A public hearing on the budget will be held April 10. The district’s administrators have asked the board to adopt the budget by early May so it can be presented to the county commissioners.
David Neter, the school district’s chief business officer, told the board that they’re in “survival mode” and using the savings would allow Wake to “kick the can” for another year. Neter said they’ve cut so much in non-personnel costs in recent years that not using the savings to replace the federal dollars would cost jobs.
“Any significant additional cuts will hit people and people in the schools, Central Services as well,” Neter said. “As we look at it, I guess we could say we’re buying ourselves more time.”
Citing the economic conditions, the state and county have limited how much funding they’ve provided the school system the past few years. Wake has benefited the past three years from federal stimulus dollars that have paid for hundreds of positions.
This school year, Wake is using $28 million in one-time federal dollars to pay for more than 500 teachers and a number of other employees.
Knowing that stimulus dollars would eventually dry up, school leaders cut costs over the past three years to build the undesignated fund balance, colloquially called the rainy-day fund.
Tata is recommending using more than 80 percent of the fund. It’s part of a $1.25 billion proposed operating budget for the coming fiscal year. Tata also wants to ask county commissioners to give $8.8 million more after several years of relatively flat funding.
Several board members asked what would happen in 2013 to the savings account if they used the $28.8 million to balance the budget this year.
In the short-term, Neter said administrators think they can rebuild the savings account to $25.7 million in 2013. He said they had some unexpected savings such as not having to use the $7 million they had budgeted in case the state made school districts pay for workers compensation.
But Neter told the board that it’s not typical to have so much savings each year that can be used to balance the budget.
“Long-term health, for the health of the school system, we do need to get away from using a significant amount of the fund balance toward recurring expenditures,” Neter said. “That is not fiscally ideal … but we’re not going through ideal times.”
Board member Susan Evans said she felt better about using so much of the rainy-day fund after hearing Neter’s presentation.
“Next year at this time, we’ll still have some revenue available,” Evans said. “We won’t exhaust it this year.”
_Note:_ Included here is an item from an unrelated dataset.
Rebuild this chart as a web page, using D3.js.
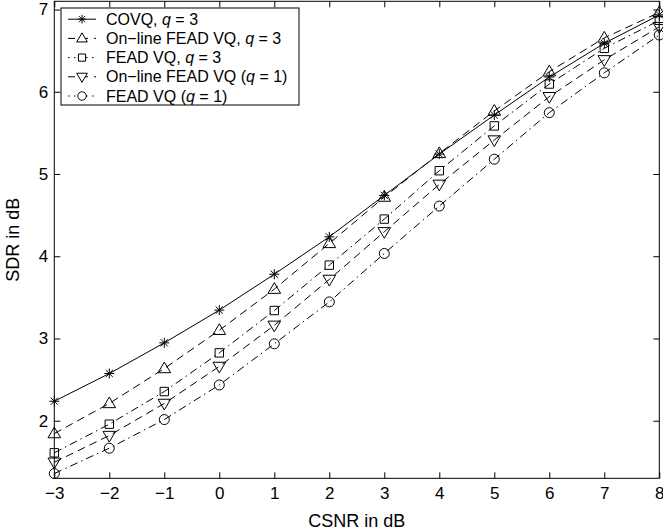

But school board member Jim Martin said he’s concerned about the long-term use of the fund balance to pay for recurring expenses. He said the school system needs more of a long-term perspective for budgeting.
Tata said they are thinking long term, pointing to how his budget proposal includes a pay raise for teachers and a one-time $500 bonus for other employees.
“Investing in people, to me, gets to sustainability in the long term,” he said.